5) Kansas City Royals (68-94)
I expect that Alex Gordon will blossom a bit this year, after plodding his way through a lousy rookie season. Other youngsters David Dejesus, Billy Butler and Mark Teahen will also actually have chances to play, although I heard that Jose Guillen was the Royals most recent "Useless Veteran du Jour" to hit Royals camp. The pitching staff is still a muddled mess, although Brian Bannister showed flashes of brilliance nobody knew he had in him and Zach Greinke appears ready to turn the corner after some personal problems. They also might let stud prospect Luke Hochevar pitch in the Majors this season, but God forbid they should prevent Kyle Davies from making his scheduled start. I don't know what else to say. Just show up and hope for the best.

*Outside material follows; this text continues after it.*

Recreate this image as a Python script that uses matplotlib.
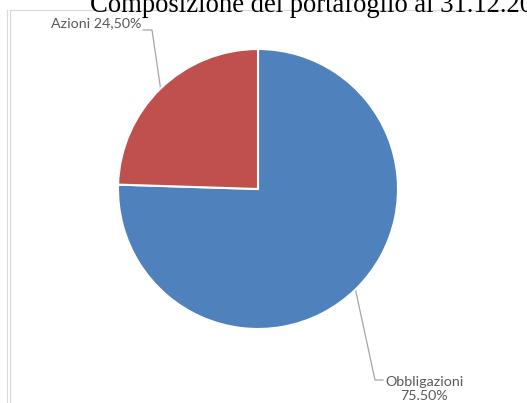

1) Seattle Mariners (87-75)
Surprised? Not me. I have the feeling that this will be the year that the pitching staff, led by Felix Hernandez, puts it all together and carries this team through the inevitable 2-month slumps from guys like Richie Sexson, Adrian Beltre and Raul Ibanez. Bringing in dependable starters Erik Bedard and Carlos Silva to bolster the rotation should be enough to put them over the top in the West.

2) Anaheim Angels (85-77)
I toyed with picking the Angels by default, but I think they're easily the most overrated team in the AL. Outside of Lackey and Weaver, the pitching staff is incredibly shaky. Ervin Santana was one of two things last season: Brilliant, or horrendously miserable, with no common ground. Jon Garland enters the fold, although what he brings, I'm not quite sure. Kelvim Escobar is, of course, just another injury waiting to happen. Guys like Nick Adenhart would likely be pressed into service, though I think he's a year or two off from really being effective. The offense is pretty boring, Vladimir Guerrero and Chone Figgins aside. But everyone seems to love these guys. I guess it's because nobody thinks Seattle will be a viable competitor, and that's really the only viable competitor they've got. I still don't think they're as good as people think they are, and I think they can be had. You hear that? THEY'RE NOT WHO YOU THINK THEY ARE!!!

3) Texas Rangers (81-81)
Look, it's the American League's answer to the Cincinnati Reds!

(No, seriously, take a look at those rosters. They're carbon copies of each other, just with different names.)

4) Oakland Athletics (73-89)
I looked at the lineup the A's threw out there against the Red Sox for the game in Japan this morning before I left for work. When I don't know more than half of the names comprising a team's starting lineup, it's probably not your year.

AL MVP: Miguel Cabrera, DET
AL Cy Young Award: John Lackey, ANA
AL Rookie of the Year: Joba Chamberlain, NYY

ALDS: Red Sox over Mariners (3), Indians over Yankees (4)
ALCS: Indians over Red Sox (7)

Yeah, that sounds good enough to me.